Die klassische Hebammenausbildung lief im September letzten Jahres aus – der Hebammenberuf wird vollständig akademisiert. „In den ersten Monaten unseres Studiums stand erst einmal die Theorie auf dem Stundenplan. Neben den ersten praktischen Übungen wurden auch medizinische, psychologische und ethische Themen beleuchtet. Nun freuen wir uns das Gelernte auch umsetzen zu dürfen“, so die Studentinnen. Für die beiden war zunächst gar nicht klar, was sie einmal beruflich machen möchten. „Während der Schwangerschaft meiner Schwester und meiner Freundin habe ich mich mit dem Thema Geburtshilfe immer mehr beschäftigt. Nach einem Praktikum stand für mich dann mein Berufswunsch fest“, erzählt die 22-jährige Raphaela Pöllmann. Für sie bleibt der erste Praxiseinsatz bestimmt in Erinnerung: „Ich durfte eine natürliche Zwillingsgeburt begleiten. Das war sehr faszinierend. Ich konnte mir bereits wichtige Handgriffe bei meinen Kolleginnen abgucken. Auch nach turbulenten Diensten nehmen sich die Praxisanleiterinnen Zeit, alles noch einmal genau zu erklären.“ Für Celine Paulsen ging es zunächst auf die Wochenbettstation. „Wir unterstützen bei der Grundpflege der Mutter und des Neugeborenen, kontrollieren die Vitalzeichen, mobilisieren die frischgebackenen Mütter oder geben Tipps für das Stillen. Hier dürfen wir schon sehr selbstständig arbeiten. Bald geht es für mich auch in den Kreißsaal“, erzählt die 21-jährige.

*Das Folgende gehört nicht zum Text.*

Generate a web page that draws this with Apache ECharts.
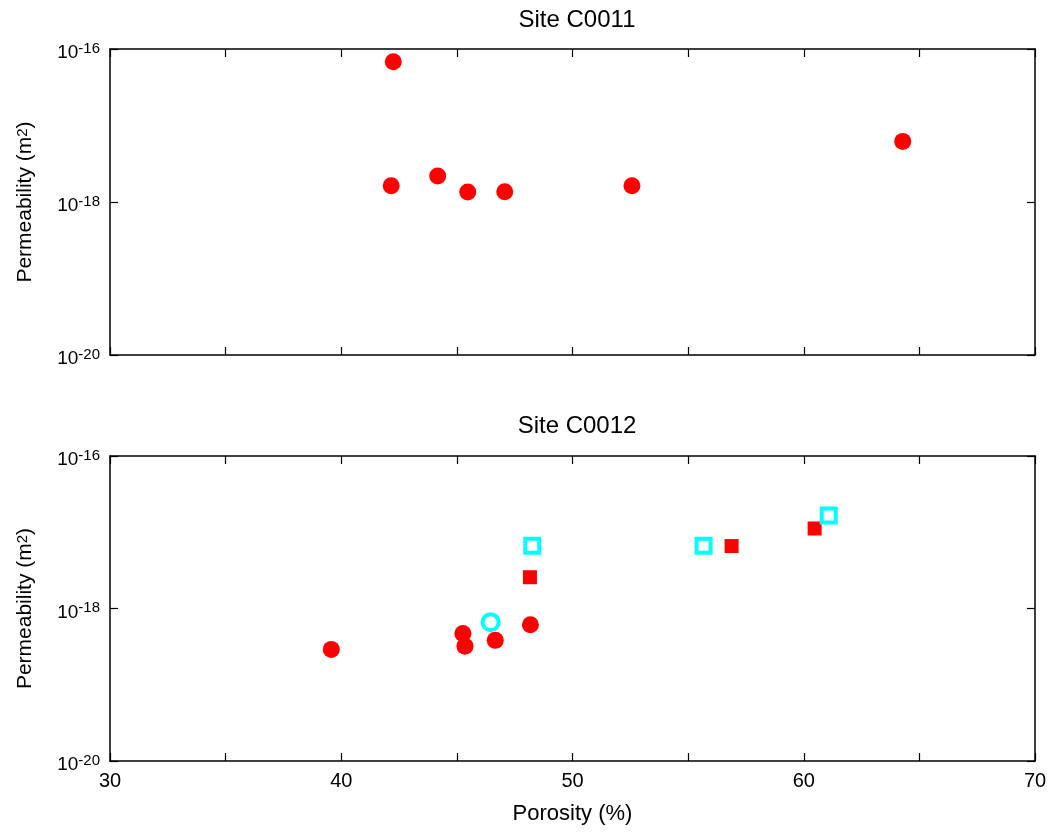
<!DOCTYPE html>
<html>
<head>
<meta charset="utf-8">
<script src="https://cdn.jsdelivr.net/npm/echarts@6/dist/echarts.min.js"></script>
<style>
  html, body { margin: 0; padding: 0; background: #fff; }
  #chart { width: 1051px; height: 833px; }
</style>
</head>
<body>
<div id="chart"></div>
<script>
// Site C0011 - red circles
const c0011Circles = [
  [42.25, 6.8e-17], [42.16, 1.63e-18], [44.17, 2.19e-18], [45.47, 1.35e-18],
  [47.07, 1.36e-18], [52.57, 1.63e-18], [64.28, 6.2e-18]
]
// Site C0012
const c0012Circles = [
  [39.57, 2.91e-19], [45.26, 4.71e-19], [45.35, 3.21e-19], [46.66, 3.82e-19], [48.18, 6.12e-19]
]
const c0012Squares = [[48.16, 2.57e-18], [56.88, 6.59e-18], [60.47, 1.12e-17]]
const c0012OpenCircles = [[46.46, 6.62e-19]]
const c0012OpenSquares = [[48.26, 6.66e-18], [55.67, 6.66e-18], [61.08, 1.66e-17]]

const titles = ['Site C0011', 'Site C0012']
const xTicks = [30, 70, 5]       // min, max, interval
const yRange = [1e-20, 1e-16]

const font = 'Liberation Sans, Arial, Helvetica, sans-serif'
const black = '#000'

const richLabel = {
  base: { fontSize: 19, fontFamily: font, color: black, lineHeight: 24 },
  sup: { fontSize: 15, fontFamily: font, color: black, verticalAlign: 'top', lineHeight: 15 }
}
function expLabel (v) {
  const e = Math.round(Math.log10(v))
  return '{base|10}{sup|' + e + '}'
}

const grids = [
  { left: 110, top: 49, width: 925, height: 306 },
  { left: 110, top: 456, width: 925, height: 305 }
]

const xAxis = []
const yAxis = []
grids.forEach((g, i) => {
  const isBottom = i === 1
  // bottom x-axis
  xAxis.push({
    type: 'value', gridIndex: i, position: 'bottom',
    min: xTicks[0], max: xTicks[1], interval: xTicks[2],
    axisLine: { show: true, lineStyle: { color: black, width: 1.5 } },
    axisTick: { show: true, inside: true, length: 8, lineStyle: { color: black, width: 1.2 } },
    splitLine: { show: false },
    axisLabel: {
      show: isBottom, fontSize: 20, fontFamily: font, color: black, margin: 10,
      formatter: v => (v % 10 === 0 ? String(v) : '')
    },
    name: isBottom ? 'Porosity (%)' : '',
    nameLocation: 'middle', nameGap: 42,
    nameTextStyle: { fontSize: 22, fontFamily: font, color: black }
  })
  // top mirror axis
  xAxis.push({
    type: 'value', gridIndex: i, position: 'top',
    min: xTicks[0], max: xTicks[1], interval: xTicks[2],
    axisLine: { show: true, lineStyle: { color: black, width: 1.5 } },
    axisTick: { show: true, inside: true, length: 8, lineStyle: { color: black, width: 1.2 } },
    splitLine: { show: false },
    axisLabel: { show: false }
  })
  yAxis.push({
    type: 'log', logBase: 100, gridIndex: i, position: 'left',
    min: yRange[0], max: yRange[1],
    axisLine: { show: true, lineStyle: { color: black, width: 1.5 } },
    axisTick: { show: true, inside: true, length: 8, lineStyle: { color: black, width: 1.2 } },
    minorTick: { show: false },
    splitLine: { show: false },
    axisLabel: { formatter: expLabel, rich: richLabel, margin: 10, padding: [8, 0, 0, 0] },
    name: 'Permeability (m{sup|2})',
    nameLocation: 'middle', nameGap: 74, nameRotate: 90,
    nameTextStyle: {
      fontSize: 21, fontFamily: font, color: black,
      rich: {
        sup: { fontSize: 15, fontFamily: font, color: black, verticalAlign: 'top', lineHeight: 15 }
      }
    }
  })
  yAxis.push({
    type: 'log', logBase: 100, gridIndex: i, position: 'right',
    min: yRange[0], max: yRange[1],
    axisLine: { show: true, lineStyle: { color: black, width: 1.5 } },
    axisTick: { show: true, inside: true, length: 8, lineStyle: { color: black, width: 1.2 } },
    splitLine: { show: false },
    axisLabel: { show: false }
  })
})

const redFill = { color: '#ff0000', opacity: 1 }
const cyanOpen = { color: '#ffffff', borderColor: '#00ffff', borderWidth: 4, opacity: 1 }

const series = [
  { type: 'scatter', xAxisIndex: 0, yAxisIndex: 0, symbol: 'circle', symbolSize: 17, itemStyle: redFill, data: c0011Circles },
  { type: 'scatter', xAxisIndex: 2, yAxisIndex: 2, symbol: 'circle', symbolSize: 17, itemStyle: redFill, data: c0012Circles },
  { type: 'scatter', xAxisIndex: 2, yAxisIndex: 2, symbol: 'rect', symbolSize: 14, itemStyle: redFill, data: c0012Squares },
  { type: 'scatter', xAxisIndex: 2, yAxisIndex: 2, symbol: 'circle', symbolSize: 16, itemStyle: cyanOpen, data: c0012OpenCircles },
  { type: 'scatter', xAxisIndex: 2, yAxisIndex: 2, symbol: 'rect', symbolSize: 14, itemStyle: cyanOpen, data: c0012OpenSquares }
]

const chart = echarts.init(document.getElementById('chart'))
chart.setOption({
  animation: false,
  backgroundColor: '#fff',
  title: [
    { text: titles[0], left: 572, top: 3, textAlign: 'center', textStyle: { fontSize: 24, fontWeight: 'normal', fontFamily: font, color: black } },
    { text: titles[1], left: 572, top: 409, textAlign: 'center', textStyle: { fontSize: 24, fontWeight: 'normal', fontFamily: font, color: black } }
  ],
  grid: grids,
  xAxis: xAxis,
  yAxis: yAxis,
  series: series
})
</script>
</body>
</html>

Die Studierenden erleben die gesamte Spannbreite von der natürlichen Geburt bis hin zur Hoch-Risikogeburt. Ideale Voraussetzungen für eine anspruchsvolle und vielseitige Praxisphase im Hebammenstudium. „In der St. Louise-Geburtshilfe gibt es viele Zwillings- oder sogar Drillingsgeburten. In der St. Josefs-Geburtshilfe kommen die spannenden Wassergeburten hinzu. Das sind keine Selbstverständlichkeiten, sondern im heutigen Klinikalltag Ausnahmen“, berichtet Michaela Bremsteller, Leiterin der früheren Hebammenschule, die nun als „Praxiszentrum angewandte Hebammenwissenschaft“ bezeichnet wird. Das Studium biete neue Perspektiven für Hebammen: Es ist auch in anderen europäischen Ländern voll anerkannt. „Die Studierenden tragen neue wissenschaftliche Erkenntnisse in die Praxis und treiben diese weiter voran“, ist sich Bremsteller sicher. „Der Bedarf an Hebammen ist groß. Wir hoffen, dass viele Absolventinnen auch nach dem Studium in unserer Region bleiben und den Fachkräftemangel abfangen.“
Neuer Studiengang „Angewandte Hebammenwissenschaft“
26 der insgesamt 46 Studentinnen des Studiengangs „Angewandte Hebammenwissenschaft“ der FH Bielefeld werden von den St. Vincenz-Kliniken betreut. Der St. Vincenz-Campus für Gesundheitsfachberufe ist seit Start des Hebammen-Studiums „Praxiszentrum angewandte Hebammenwissenschaft“. Neben der Einschreibung am Hochschulstandort sind die Studierenden für den praktischen Teil des Studiums in den St. Vincenz-Kliniken angestellt. Doch nicht alle „Paderbornerinnen“ sind direkt dort tätig. Es gibt sieben weitere kooperierende Kliniken, ambulante Einrichtungen und freiberufliche Hebammen, die die Studierenden betreuen.